Context is everything. The national leader of another denomination once confided in me “the Anglican Diocese of Sydney is not a Protestant Church, it is a Puritan Church”. I asked what he meant, to which he replied: “a Protestant Church is committed to reform within a context, a Puritan Church is committed to an ideology without a context”. Every period of history has been troubled, but none more so than our present time. If I were to choose an area of biblical ethics or morality to wear as a necessary badge of identity it certainly would not be judgement about sexual orientation or indeed of male headship. I frankly do not understand how a person of Christian commitment is not in the absolute vanguard of environmental responsibility. Similarly, I do not understand how a person who claims to be Christian, can seek to flourish from neo-liberal capitalist systems in which the poor flounder and the rich flourish. Nor do I understand how a bishop can remain quiet about the obvious lack of transparency on the conservative right of politics. In other words, the bible has far more to say about the misuse of power, about inequality, about the despoiling of the natural order, than it does about sexual orientation. Please, if you are going to choose a moral or ethical line in the sand, at least choose one that has both biblical prominence and contextual urgency.

We have been told this diocese will not seek to be in communion with Canterbury but with GAFCON (Global Anglican Futures Conference). ʹBeing in communion withʹ means being accountable or answerable to. Members of the Anglican Church are not permitted to engage in any practice which is not acceptable to the International Anglican Communion through Canterbury as it focus. GAFCON is both the financial and ideological child of the Diocese of Sydney. In stating its intention to be in communion with GAFCON, this ʹdioceseʹ is asserting accountability to and by itself, sadly another aspect common to all cult like behaviour.

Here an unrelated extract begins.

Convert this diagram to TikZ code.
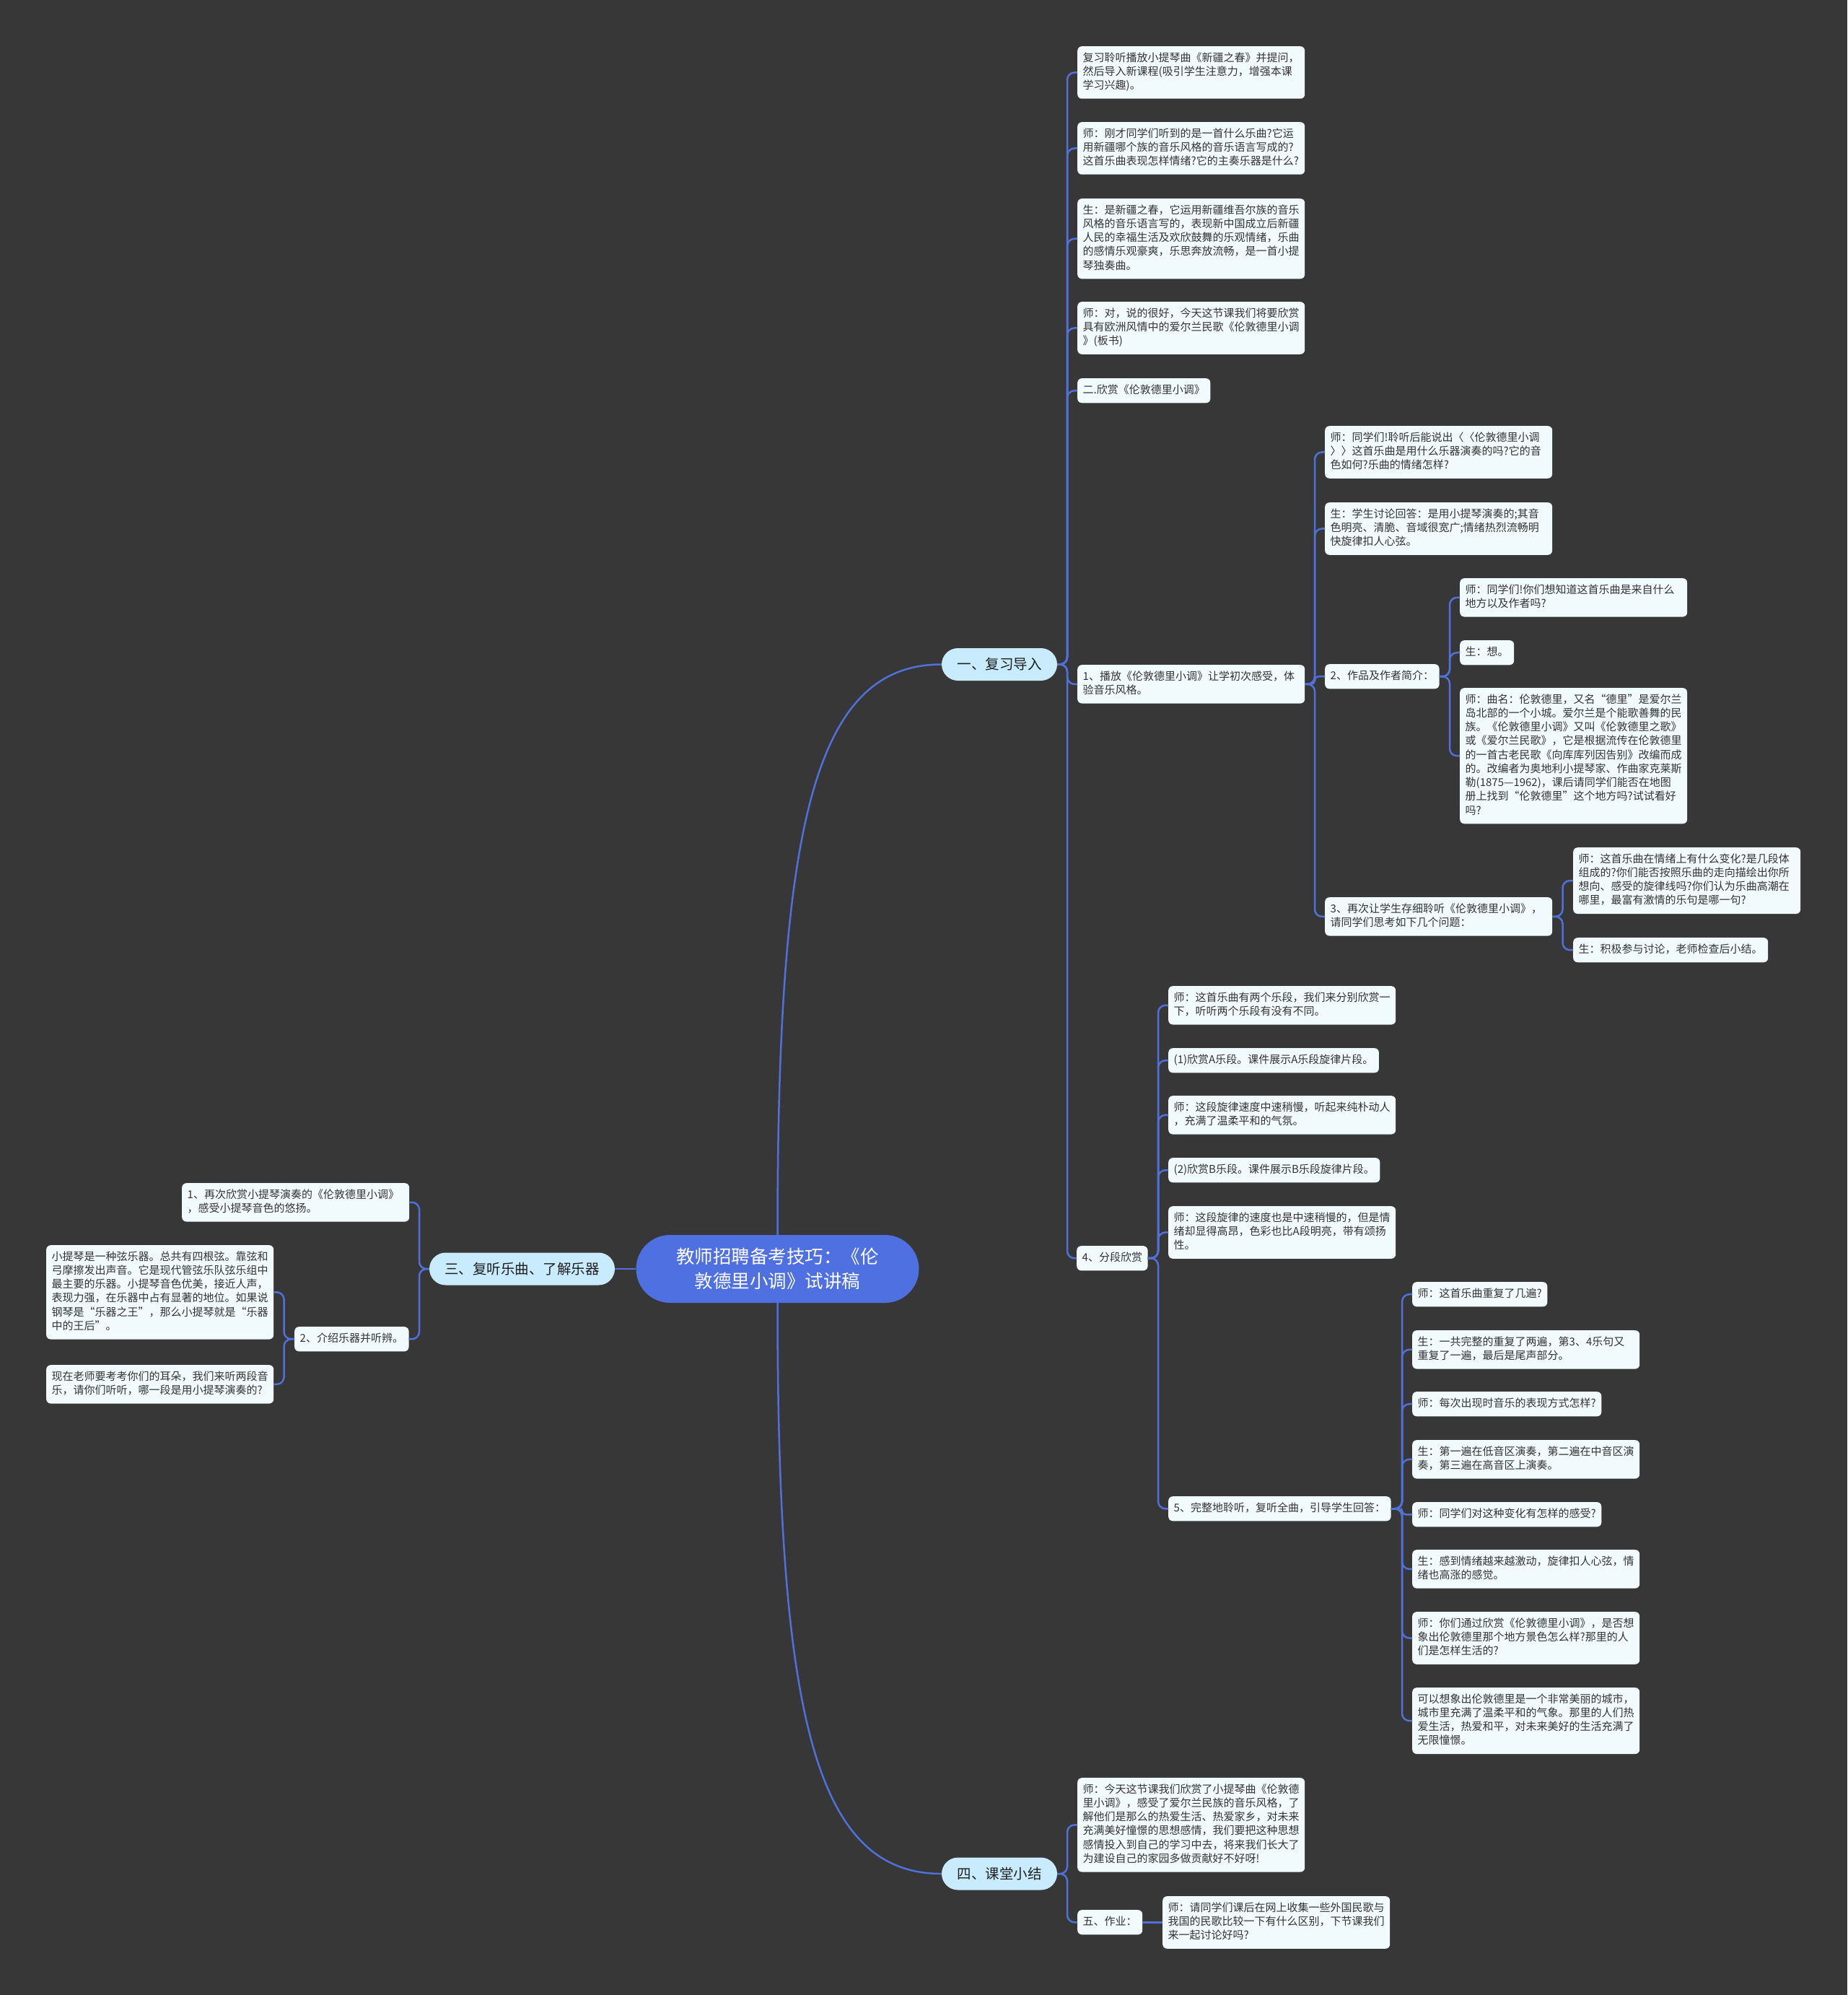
\documentclass[tikz,border=0pt]{standalone}
\usepackage{fontspec}
\setmainfont{Noto Sans CJK SC}
\usetikzlibrary{calc}
\definecolor{bg}{HTML}{373737}
\definecolor{lk}{HTML}{5070DA}
\definecolor{cfill}{HTML}{4F70E0}
\definecolor{lonefill}{HTML}{C8ECFD}
\definecolor{bfill}{HTML}{F1FAFD}
\definecolor{tx}{HTML}{333333}
\tikzset{
 box/.style={anchor=north west, fill=bfill, rounded corners=6pt, inner xsep=7.5pt, inner ysep=7.4pt, align=left, text=tx, font=\fontsize{15}{19.25}\selectfont, execute at begin node=\strut, execute at end node=\strut},
 wbox/.style={box, text width=300pt},
 lone/.style={fill=lonefill, rounded corners=22.5pt, minimum height=45pt, inner xsep=0pt, text=black!88, font=\fontsize{19.5}{24}\selectfont},
 rootnode/.style={fill=cfill, rounded corners=47pt, minimum width=392pt, minimum height=94pt, align=center, text=white, font=\fontsize{25.5}{34}\selectfont},
 link/.style={draw=lk, line width=2.5pt, rounded corners=10pt},
}
\newcommand\conR[4][10pt]{\draw[link,rounded corners=#1] (#2.east) -- (#4 |- #2.east) -- (#4 |- #3.west) -- (#3.west);}
\newcommand\conL[4][10pt]{\draw[link,rounded corners=#1] (#2.west) -- (#4 |- #2.west) -- (#4 |- #3.east) -- (#3.east);}
\begin{document}
\begin{tikzpicture}[x=1pt,y=-1pt]
\fill[bg] (0,0) rectangle (2560,2764);
\useasboundingbox (0,0) rectangle (2560,2764);

% root and level 1
\node[rootnode] (c) at (1077.5,1758) {教师招聘备考技巧：《伦\\敦德里小调》试讲稿};
\node[lone, minimum width=160pt] (L1) at (1385,920.5) {一、复习导入};
\node[lone, minimum width=257pt] (L3) at (723.5,1758) {三、复听乐曲、了解乐器};
\node[lone, minimum width=160pt] (L4) at (1385,2596) {四、课堂小结};

% children of 一
\node[wbox] (a1) at (1493,64) {复习聆听播放小提琴曲《新疆之春》并提问，\\然后导入新课程(吸引学生注意力，增强本课\\学习兴趣)。};
\node[wbox] (a2) at (1493,169) {师：刚才同学们听到的是一首什么乐曲?它运\\用新疆哪个族的音乐风格的音乐语言写成的?\\这首乐曲表现怎样情绪?它的主奏乐器是什么?};
\node[wbox] (a3) at (1493,275) {生：是新疆之春，它运用新疆维吾尔族的音乐\\风格的音乐语言写的，表现新中国成立后新疆\\人民的幸福生活及欢欣鼓舞的乐观情绪，乐曲\\的感情乐观豪爽，乐思奔放流畅，是一首小提\\琴独奏曲。};
\node[wbox] (a4) at (1493,418) {师：对，说的很好，今天这节课我们将要欣赏\\具有欧洲风情中的爱尔兰民歌《伦敦德里小调\\》(板书)};
\node[box] (a5) at (1493,524) {二.欣赏《伦敦德里小调》};
\node[wbox] (a6) at (1493,921) {1、播放《伦敦德里小调》让学初次感受，体\\验音乐风格。};
\node[box] (a7) at (1492,1726) {4、分段欣赏};

% children of 1、播放
\node[wbox] (b1) at (1836,590) {师：同学们!聆听后能说出〈〈伦敦德里小调\\〉〉这首乐曲是用什么乐器演奏的吗?它的音\\色如何?乐曲的情绪怎样?};
\node[wbox] (b2) at (1836,696) {生：学生讨论回答：是用小提琴演奏的;其音\\色明亮、清脆、音域很宽广;情绪热烈流畅明\\快旋律扣人心弦。};
\node[box] (b3) at (1836,920) {2、作品及作者简介：};
\node[wbox] (b4) at (1836,1243) {3、再次让学生存细聆听《伦敦德里小调》，\\请同学们思考如下几个问题：};

% children of 2、作品
\node[wbox] (c1) at (2023,801) {师：同学们!你们想知道这首乐曲是来自什么\\地方以及作者吗?};
\node[box] (c2) at (2023,887) {生：想。};
\node[wbox] (c3) at (2023,953) {师：曲名：伦敦德里，又名“德里”是爱尔兰\\岛北部的一个小城。爱尔兰是个能歌善舞的民\\族。《伦敦德里小调》又叫《伦敦德里之歌》\\或《爱尔兰民歌》，它是根据流传在伦敦德里\\的一首古老民歌《向库库列因告别》改编而成\\的。改编者为奥地利小提琴家、作曲家克莱斯\\勒(1875—1962)，课后请同学们能否在地图\\册上找到“伦敦德里”这个地方吗?试试看好\\吗?};

% children of 3、
\node[wbox] (d1) at (2180,1174) {师：这首乐曲在情绪上有什么变化?是几段体\\组成的?你们能否按照乐曲的走向描绘出你所\\想向、感受的旋律线吗?你们认为乐曲高潮在\\哪里，最富有激情的乐句是哪一句?};
\node[box] (d2) at (2180,1299) {生：积极参与讨论，老师检查后小结。};

% children of 4、分段欣赏
\node[wbox] (e1) at (1619,1366) {师：这首乐曲有两个乐段，我们来分别欣赏一\\下，听听两个乐段有没有不同。};
\node[box] (e2) at (1619,1452) {(1)欣赏A乐段。课件展示A乐段旋律片段。};
\node[wbox] (e3) at (1619,1518) {师：这段旋律速度中速稍慢，听起来纯朴动人\\，充满了温柔平和的气氛。};
\node[box] (e4) at (1619,1604) {(2)欣赏B乐段。课件展示B乐段旋律片段。};
\node[wbox] (e5) at (1619,1671) {师：这段旋律的速度也是中速稍慢的，但是情\\绪却显得高昂，色彩也比A段明亮，带有颂扬\\性。};
\node[box] (e6) at (1619,2073) {5、完整地聆听，复听全曲，引导学生回答：};

% children of 5、
\node[box] (f1) at (1957,1776) {师：这首乐曲重复了几遍?};
\node[wbox] (f2) at (1957,1843) {生：一共完整的重复了两遍，第3、4乐句又\\重复了一遍，最后是尾声部分。};
\node[box] (f3) at (1957,1928) {师：每次出现时音乐的表现方式怎样?};
\node[wbox] (f4) at (1957,1995) {生：第一遍在低音区演奏，第二遍在中音区演\\奏，第三遍在高音区上演奏。};
\node[box] (f5) at (1957,2081) {师：同学们对这种变化有怎样的感受?};
\node[wbox] (f6) at (1957,2147) {生：感到情绪越来越激动，旋律扣人心弦，情\\绪也高涨的感觉。};
\node[wbox] (f7) at (1957,2233) {师：你们通过欣赏《伦敦德里小调》，是否想\\象出伦敦德里那个地方景色怎么样?那里的人\\们是怎样生活的?};
\node[wbox] (f8) at (1957,2338) {可以想象出伦敦德里是一个非常美丽的城市，\\城市里充满了温柔平和的气象。那里的人们热\\爱生活，热爱和平，对未来美好的生活充满了\\无限憧憬。};

% children of 四
\node[wbox] (g1) at (1493,2463) {师：今天这节课我们欣赏了小提琴曲《伦敦德\\里小调》，感受了爱尔兰民族的音乐风格，了\\解他们是那么的热爱生活、热爱家乡，对未来\\充满美好憧憬的思想感情，我们要把这种思想\\感情投入到自己的学习中去，将来我们长大了\\为建设自己的家园多做贡献好不好呀!};
\node[box] (g2) at (1493,2646) {五、作业：};
\node[wbox] (g3) at (1611,2627) {师：请同学们课后在网上收集一些外国民歌与\\我国的民歌比较一下有什么区别，下节课我们\\来一起讨论好吗?};

% children of 三
\node[wbox] (h1) at (252,1639) {1、再次欣赏小提琴演奏的《伦敦德里小调》\\，感受小提琴音色的悠扬。};
\node[box] (h2) at (408,1838) {2、介绍乐器并听辨。};
\node[wbox] (h3) at (64,1725) {小提琴是一种弦乐器。总共有四根弦。靠弦和\\弓摩擦发出声音。它是现代管弦乐队弦乐组中\\最主要的乐器。小提琴音色优美，接近人声，\\表现力强，在乐器中占有显著的地位。如果说\\钢琴是“乐器之王”，那么小提琴就是“乐器\\中的王后”。};
\node[wbox] (h4) at (64,1891) {现在老师要考考你们的耳朵，我们来听两段音\\乐，请你们听听，哪一段是用小提琴演奏的?};

% trunks
\coordinate (tA) at (1479,0);
\coordinate (tB) at (1822,0);
\coordinate (tC) at (2009,0);
\coordinate (tD) at (2165.5,0);
\coordinate (tE) at (1605,0);
\coordinate (tF) at (1943,0);
\coordinate (tG) at (1479,0);
\coordinate (tH) at (581,0);
\coordinate (tI) at (393.5,0);

% root links
\draw[link] (c.north) .. controls +(0,-566) and +(-177,0) .. (L1.west);
\draw[link] (c.south) .. controls +(0,566) and +(-177,0) .. (L4.west);
\draw[link] (c.west) -- (L3.east);

% links
\conR{L1}{a1}{tA}
\conR{L1}{a2}{tA}
\conR{L1}{a3}{tA}
\conR{L1}{a4}{tA}
\conR{L1}{a5}{tA}
\conR{L1}{a6}{tA}
\conR{L1}{a7}{tA}
\conR{a6}{b1}{tB}
\conR{a6}{b2}{tB}
\conR[5pt]{a6}{b3}{tB}
\conR{a6}{b4}{tB}
\conR{b3}{c1}{tC}
\conR{b3}{c2}{tC}
\conR{b3}{c3}{tC}
\conR{b4}{d1}{tD}
\conR{b4}{d2}{tD}
\conR{a7}{e1}{tE}
\conR{a7}{e2}{tE}
\conR{a7}{e3}{tE}
\conR{a7}{e4}{tE}
\conR{a7}{e5}{tE}
\conR{a7}{e6}{tE}
\conR{e6}{f1}{tF}
\conR{e6}{f2}{tF}
\conR{e6}{f3}{tF}
\conR{e6}{f4}{tF}
\conR[5pt]{e6}{f5}{tF}
\conR{e6}{f6}{tF}
\conR{e6}{f7}{tF}
\conR{e6}{f8}{tF}
\conR{L4}{g1}{tG}
\conR{L4}{g2}{tG}
\draw[link] (g2.east) -- (g3.west |- g2.east);
\conL{L3}{h1}{tH}
\conL{L3}{h2}{tH}
\conL{h2}{h3}{tI}
\conL{h2}{h4}{tI}
\end{tikzpicture}
\end{document}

There are significant dangers inherent in commitment to single focus orientation, indeed such focus is frequently used as a distraction from more confronting, but less palatable realities. When GAFCON began, one of the first Provinces to seek membership was Rwanda. At the time Rwanda was still recovering from its 1994 genocide in which some of its bishops had been so implicated that they could not continue in office. I called on the then Rwandan Primate in his home Diocese six years after the genocide. I found it incomprehensible then and find it incomprehensible now that this Province, which in churchmanship would otherwise have little in common with Sydney, should embrace a distraction from an issue which should have been all consuming.

We are led to understand the Anglican Diocese of Sydney will remain intact and, while supportive of this new venture, and of GAFCON, will seek to remain an Anglican Diocese, yet not in communion with Canterbury. (For the second time Sydney bishops did not attend the once every decade conference of bishops at Canterbury). What an absolute contradiction of loyalties and blatant self-interest! All NSW bishops have sworn loyalty to the Archbishop of Sydney as metropolitan. For integrity’s sake should he now communicate with them and offer to absolve them of this commitment? To be Anglican, the primary and absolute commitment is to Lambeth – not to Sydney

The highly respected journalist, Julia Baird, has constantly pointed to the danger of another defining issue of the Diocese of Sydney – the doctrine of male headship. It has implications far beyond the reality that women cannot become priests or bishops in that Diocese. Australia’s law makers from the Attorney General down are currently devising laws that will criminalise coercive behaviour as abuse, even if it does not manifest in violent behaviour. Baird is the first to point out we can assume most people who hold this doctrine do not behave in a coercive manner. However, the problem is that this doctrine gives comfort to those who are so inclined, and polls have shown coercive behaviour to be above national average figures in Anglican homes – including vicarages.

Bishop Glen Davies is reported to have said the creation of this diocese will “send shivers up the spine of many Anglican bishops”. It will, but not for the reason he rather patronisingly assumes. It sends shivers up my spine that intelligent Christians, following Christ in the business of redemption of fellow humans and the whole created order would choose this badge of identity, this ʹline in the sandʹ.

It sadly means that even fewer members of the wider population will feel we have anything to contribute, or that our company is a fellowship they wish to keep.